_Given data_
====================

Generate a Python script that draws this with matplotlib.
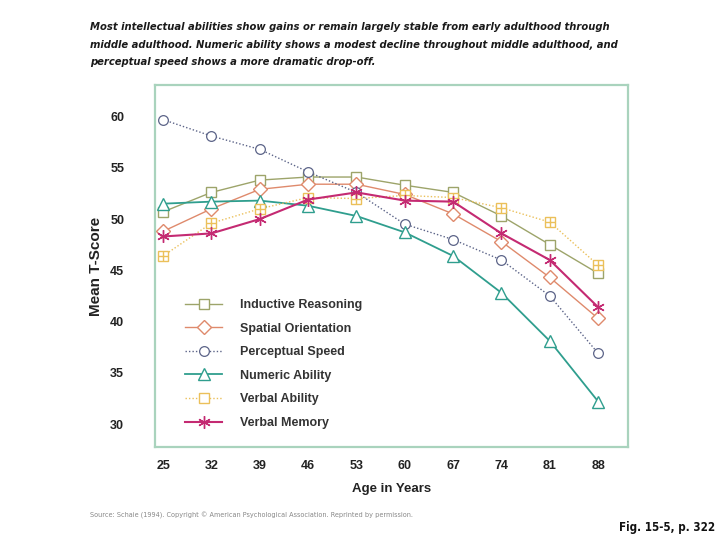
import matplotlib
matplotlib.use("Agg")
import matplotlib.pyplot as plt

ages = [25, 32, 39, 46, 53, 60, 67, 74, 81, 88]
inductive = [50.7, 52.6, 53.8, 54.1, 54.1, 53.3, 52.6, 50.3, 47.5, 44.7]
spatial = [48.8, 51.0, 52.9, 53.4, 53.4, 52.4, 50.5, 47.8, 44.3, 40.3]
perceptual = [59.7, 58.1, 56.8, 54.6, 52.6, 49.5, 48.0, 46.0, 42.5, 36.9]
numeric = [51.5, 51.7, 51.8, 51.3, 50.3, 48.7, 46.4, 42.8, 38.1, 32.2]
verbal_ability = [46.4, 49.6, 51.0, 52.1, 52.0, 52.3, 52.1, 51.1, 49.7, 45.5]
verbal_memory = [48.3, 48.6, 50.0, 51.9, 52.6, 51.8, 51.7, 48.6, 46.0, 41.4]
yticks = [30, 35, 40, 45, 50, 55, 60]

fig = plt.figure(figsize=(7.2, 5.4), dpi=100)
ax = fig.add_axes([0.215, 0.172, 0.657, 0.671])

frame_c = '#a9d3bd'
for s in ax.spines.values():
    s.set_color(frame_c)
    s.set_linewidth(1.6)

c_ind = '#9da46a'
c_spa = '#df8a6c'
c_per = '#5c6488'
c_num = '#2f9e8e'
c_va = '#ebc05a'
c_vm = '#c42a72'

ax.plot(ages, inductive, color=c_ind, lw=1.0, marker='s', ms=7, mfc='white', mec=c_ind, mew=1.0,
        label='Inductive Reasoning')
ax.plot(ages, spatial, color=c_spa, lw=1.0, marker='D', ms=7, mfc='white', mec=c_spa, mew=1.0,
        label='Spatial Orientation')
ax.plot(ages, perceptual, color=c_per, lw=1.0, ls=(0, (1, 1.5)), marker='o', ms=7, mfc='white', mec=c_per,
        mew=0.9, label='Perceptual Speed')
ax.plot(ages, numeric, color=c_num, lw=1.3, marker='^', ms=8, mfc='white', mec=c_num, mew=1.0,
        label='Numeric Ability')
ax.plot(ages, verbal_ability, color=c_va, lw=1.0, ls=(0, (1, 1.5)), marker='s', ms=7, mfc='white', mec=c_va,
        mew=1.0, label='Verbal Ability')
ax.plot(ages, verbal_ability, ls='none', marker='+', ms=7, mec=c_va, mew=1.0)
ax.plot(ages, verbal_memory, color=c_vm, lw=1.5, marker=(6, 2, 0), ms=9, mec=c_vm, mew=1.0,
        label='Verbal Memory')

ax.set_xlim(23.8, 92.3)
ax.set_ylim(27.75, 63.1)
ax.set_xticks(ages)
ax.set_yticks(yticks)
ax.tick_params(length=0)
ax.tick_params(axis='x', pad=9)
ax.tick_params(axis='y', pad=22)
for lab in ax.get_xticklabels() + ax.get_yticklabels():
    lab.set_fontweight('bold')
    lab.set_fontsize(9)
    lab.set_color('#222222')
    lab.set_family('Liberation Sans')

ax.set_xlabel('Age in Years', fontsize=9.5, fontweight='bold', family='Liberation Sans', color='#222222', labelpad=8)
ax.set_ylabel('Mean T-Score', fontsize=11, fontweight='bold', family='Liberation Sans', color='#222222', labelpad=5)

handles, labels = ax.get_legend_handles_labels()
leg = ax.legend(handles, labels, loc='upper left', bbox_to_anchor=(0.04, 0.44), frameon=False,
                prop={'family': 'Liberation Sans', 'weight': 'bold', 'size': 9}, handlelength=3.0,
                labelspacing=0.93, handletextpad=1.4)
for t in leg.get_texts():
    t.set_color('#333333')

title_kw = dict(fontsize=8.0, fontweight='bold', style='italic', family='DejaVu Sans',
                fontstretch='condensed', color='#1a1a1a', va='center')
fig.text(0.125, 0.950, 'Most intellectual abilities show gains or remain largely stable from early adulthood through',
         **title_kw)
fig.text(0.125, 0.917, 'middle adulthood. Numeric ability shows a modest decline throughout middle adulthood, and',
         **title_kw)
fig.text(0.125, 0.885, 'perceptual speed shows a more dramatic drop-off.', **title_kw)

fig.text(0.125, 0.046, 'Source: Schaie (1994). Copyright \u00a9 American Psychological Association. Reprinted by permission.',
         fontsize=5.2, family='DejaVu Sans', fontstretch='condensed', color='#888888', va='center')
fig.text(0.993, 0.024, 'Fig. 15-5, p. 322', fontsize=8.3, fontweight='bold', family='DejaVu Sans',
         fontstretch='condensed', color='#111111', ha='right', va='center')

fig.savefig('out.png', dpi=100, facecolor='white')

====================

_Given instruction_
Leave out the pictures and repeat exactly the lines from the start of the material through the line that contains "import matplotlib.pyplot as plt", both included.

_Task response_
Generate a Python script that draws this with matplotlib.
import matplotlib
matplotlib.use("Agg")
import matplotlib.pyplot as plt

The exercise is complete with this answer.